Over the past two years. investigations by the Guardian newspaper and the BBC found working conditions at Sports Direct’s Shirebrook warehouse in Derbyshire were reminiscent of a ‘modern-day workhouse.’
Allegations of workers being paid below minimum wage, fearing their bosses, experiencing evasive and time-consuming security checks, and health issues were all uncovered.
Flanked by his lawyers and public relations rep Keith Bishop, Ashley finally faced a grilling by MPs on the committee this week, under the glare of the media.
Ashley admitted the retailer had made some mistakes and was reviewing its processes, including the controversial employee security check procedure. Here are five revelations about the firm’s management that came through at the hearing:
A CULTURE OF FEAR
The implementation of draconian policies and systems has led to a sense of fear felt by employees towards their bosses at Sports Direct.
Measures include employees being docked 15 minutes' pay if they were one minute late for their shift, and losing their jobs altogether if they fall foul of the firm’s ‘six strikes’ system - with one strike including anything from spending too long in the toilet to taking a day off sick.
Luke Primarolo from the Unite union told MPs: "People are scared because they are working under a system where they know they could lose their employment at any moment.”
At the hearing, Ashley defended the disciplinary system, saying it was necessary but had to be executed correctly.
STAFF WERE EARNING BELOW MINIMUM WAGE
In front of the committee, Ashley admitted the company had paid workers below the minimum wage.
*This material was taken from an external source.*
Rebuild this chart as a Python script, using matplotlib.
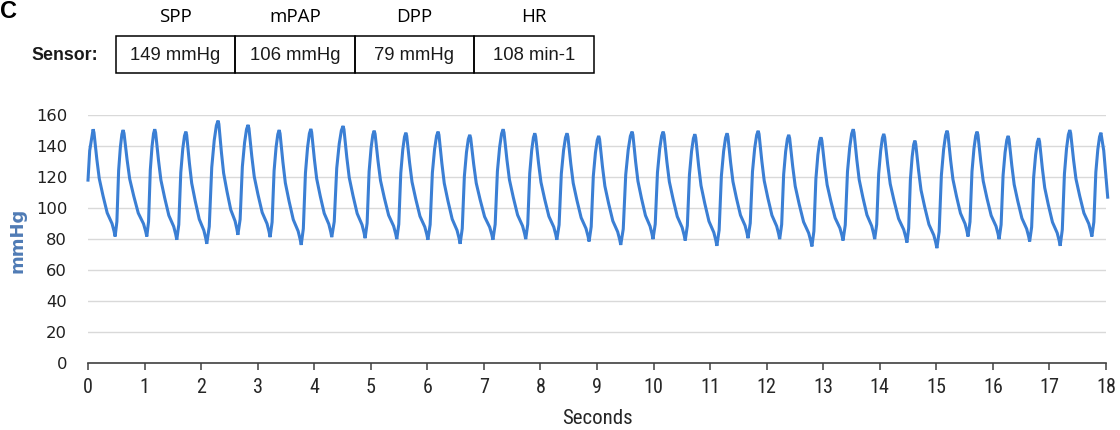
import matplotlib
matplotlib.use("Agg")
import matplotlib.pyplot as plt
from matplotlib.patches import Rectangle
from matplotlib import font_manager
import numpy as np

# ---------------- data ----------------
headers = ["SPP", "mPAP", "DPP", "HR"]
sensor_values = ["149 mmHg", "106 mmHg", "79 mmHg", "108 min-1"]
row_label = "Sensor:"
panel_label = "C"

# beat peaks (time in s, pressure in mmHg)
peak_t = [0.09, 0.62, 1.18, 1.73, 2.30, 2.83, 3.38, 3.94, 4.51, 5.06,
          5.62, 6.19, 6.75, 7.34, 7.90, 8.47, 9.03, 9.62, 10.17, 10.73,
          11.30, 11.85, 12.39, 12.96, 13.53, 14.07, 14.62, 15.19, 15.72,
          16.27, 16.81, 17.36, 17.91]
peak_v = [150.8, 150.3, 150.8, 149.3, 156.4, 153.6, 150.3, 151.0, 152.9, 149.9,
          148.6, 149.3, 147.2, 150.8, 148.2, 148.2, 146.5, 149.3, 149.3, 147.6,
          148.2, 149.8, 147.2, 145.6, 150.8, 147.8, 143.5, 149.9, 149.3,
          146.5, 145.0, 150.3, 148.6]
# beat troughs (end-diastole)
trough_t = [0.48, 1.04, 1.57, 2.10, 2.65, 3.22, 3.77, 4.31, 4.90, 5.46,
            6.01, 6.58, 7.16, 7.74, 8.29, 8.86, 9.42, 9.99, 10.56, 11.12,
            11.67, 12.23, 12.80, 13.35, 13.91, 14.48, 15.01, 15.56, 16.11,
            16.65, 17.19, 17.75]
trough_v = [81.6, 81.6, 79.5, 76.9, 82.7, 81.2, 76.2, 81.2, 80.5, 79.9,
            79.5, 76.9, 79.5, 79.9, 79.5, 78.4, 76.2, 79.9, 79.0, 75.6,
            80.5, 79.9, 75.2, 79.0, 79.9, 77.7, 74.1, 81.6, 79.9,
            78.4, 75.6, 81.6]
# start and end of the trace
start_t = [0.0, 0.03]
start_v = [118.0, 137.0]
end_t = [17.96, 18.00, 18.03]
end_v = [137.0, 120.0, 107.0]
# shape of one beat (time fraction, pressure fraction)
rise_tf = [0.22, 0.44, 0.66, 0.85]
rise_pf = [0.14, 0.62, 0.84, 0.96]
fall_tf = [0.04, 0.17, 0.28, 0.45, 0.64, 0.86, 0.95]
fall_pf = [0.97, 0.72, 0.54, 0.38, 0.22, 0.12, 0.05]

x_ticks = list(range(0, 19))
y_ticks = list(range(0, 161, 20))

# ---------------- assemble trace vertices ----------------
ts = list(start_t)
vs = list(start_v)
for i in range(len(peak_t)):
    ts.append(peak_t[i]); vs.append(peak_v[i])
    if i < len(trough_t):
        t0, v0 = peak_t[i], peak_v[i]
        t1, v1 = trough_t[i], trough_v[i]
        for tf, pf in zip(fall_tf, fall_pf):
            ts.append(t0 + tf * (t1 - t0)); vs.append(v1 + pf * (v0 - v1))
        ts.append(t1); vs.append(v1)
        t2, v2 = peak_t[i + 1], peak_v[i + 1]
        for tf, pf in zip(rise_tf, rise_pf):
            ts.append(t1 + tf * (t2 - t1)); vs.append(v1 + pf * (v2 - v1))
ts += end_t
vs += end_v

# narrow font for the time axis, if one is installed
names = {f.name for f in font_manager.fontManager.ttflist}
narrow = None
for cand in ["Liberation Sans Narrow", "Roboto Condensed", "Open Sans Condensed",
             "DejaVu Sans Condensed", "Noto Sans Condensed"]:
    if cand in names:
        narrow = cand
        break
cond_stretch = "normal"
if narrow is None:
    narrow = "DejaVu Sans"
    if any(f.name == "DejaVu Sans" and f.stretch == "condensed"
           for f in font_manager.fontManager.ttflist):
        cond_stretch = "condensed"

# ---------------- figure ----------------
fig = plt.figure(figsize=(11.2, 4.3), dpi=100)
ax = fig.add_axes([88 / 1120, 1 - 363 / 430, (1106 - 88) / 1120, (363 - 115) / 430])

ax.plot(ts, vs, color="#3b7fd4", lw=2.2, solid_joinstyle="miter", clip_on=False, zorder=3)

ax.set_xlim(0, 18)
ax.set_ylim(0, 160)
ax.set_yticks(y_ticks)
ax.set_xticks(x_ticks)
ax.grid(axis="y", color="#d9d9d9", lw=1.0)
ax.set_axisbelow(True)
for s in ["top", "right", "left"]:
    ax.spines[s].set_visible(False)
ax.spines["bottom"].set_color("#404040")
ax.spines["bottom"].set_linewidth(1.2)
ax.tick_params(axis="y", length=0, pad=15, labelsize=11.8, labelcolor="#1f1f1f")
ax.tick_params(axis="x", length=5, width=1.1, color="#404040", pad=6,
               labelsize=14.5, labelcolor="#262626")
for lab in ax.get_xticklabels():
    lab.set_family(narrow)
    lab.set_stretch(cond_stretch)

# ---------------- overlay in pixel coordinates ----------------
ov = fig.add_axes([0, 0, 1, 1], zorder=5)
ov.set_xlim(0, 1120)
ov.set_ylim(430, 0)
ov.axis("off")

ov.text(597, 419, "Seconds", fontsize=15, family=narrow, stretch=cond_stretch,
        ha="center", va="center", color="#262626")
ov.text(17, 240, "mmHg", fontsize=13, fontweight="bold", color="#4f7bb5",
        rotation=90, ha="center", va="center")

ov.text(0, 11, panel_label, fontsize=17, fontweight="bold", family="Liberation Sans",
        ha="left", va="center", color="black")

cell_edges = [116, 235, 355, 474, 594]
top, bot = 36, 73
for i in range(len(headers)):
    x0, x1 = cell_edges[i], cell_edges[i + 1]
    ov.add_patch(Rectangle((x0, top), x1 - x0, bot - top, fill=False,
                           edgecolor="black", lw=1.1))
    cx = (x0 + x1) / 2
    ov.text(cx, 17, headers[i], fontsize=13.5, family="Open Sans",
            ha="center", va="center", color="black")
    ov.text(cx, 55, sensor_values[i], fontsize=13.3, family="Liberation Sans",
            ha="center", va="center", color="#1a1a1a")
ov.text(98, 55, row_label, fontsize=12.8, fontweight="bold", family="Liberation Sans",
        ha="right", va="center", color="#1a1a1a")

fig.savefig("out.png", dpi=100)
This was previously alleged by the Guardian investigation last year, which found that workers at the sportswear chain's warehouse had been subjected to unpaid, extensive and rigorous searches and surveillance.
Ashley said security guards at the company's Shirebrook warehouse held up staff from leaving – the time spent doing this meaning they were effectively paid less than the minimum wage.
He said: “I accept that when I went to look at issues, such as the bottleneck, it was unacceptable. I’ve hopefully addressed some of those issues.”
Sports Direct is reportedly in talks to offer back pay to those staff affected.
Zero-hour contracts put bosses under no obligation to provide a worker with a minimum number of hours and, therefore, put many workers in a precarious position whereby wages and career development are uncertain.
However, when MP Amanda Solloway asked Ashley why more than 80% of people in Sports Direct stores on zero hours contracts couldn’t be offered full-time contracts, the billionaire seemed dismissive on changing the firm’s percentage or policy.
Many of the zero-hour contracted staff were employed by independent recruitment agencies, and Ashley defended the use of these organisations as it was "physically impossible" to grow as fast as Sports Direct has without them.
ALLEGATIONS OF SEXUAL HARASSMENT
Sports Direct’s policies towards women have also come under the spotlight. The committee revealed an account from a female employee who had endured sexual harassment when told that she could get a new contract if they accompanied the respective manager for dinner.
Ashley described the managers as "sexual predators" who need to be "dealt with".
"It 100% should not be going on,” he said. “They're repugnant, they're disgusting.” But while he seemed to insinuate that such behaviour is a wider societal issue that occurs at other employers, he admitted that the policies and procedures to deal with such instances and to protect female employees at Sports Direct could be improved.
HAS SPORT DIRECT OUTGROWN ITS FOUNDER?
The biggest headline from the hearing, however, was Ashley admitting that the company he created may have outgrown him.
Established in 1982, Sports Direct has grown exponentially in the past decade to operate more than 670 UK stores and own sporting and fashion brands including Donnay, Slazenger, Firetrap, Dunlop (in most markets) and Everlast.
Committee chair Iain Wright said: “Do you think it [Sports Direct] may have outgrown your ability to manage it?”
“Possibly a long time ago, ” Ashley replied, “I can accept the criticism of some things you have said to me today leads me to believe it possibly has outgrown me.”
Known as a reclusive figure, Ashley has built a strong circle of executives around him who he has worked with for a long time. This close-knit group implements company strategies across the business.
However, Ashley could be forced to widen his network of trusted managers and pass on more day-to-day management duties, as he vowed to review the firm's corporate governance structure.
The tycoon said he "can't look after every single thing" that goes on at the company, but admitted: "I'm the guy who's responsible for its biggest successes and biggest failures, that's me."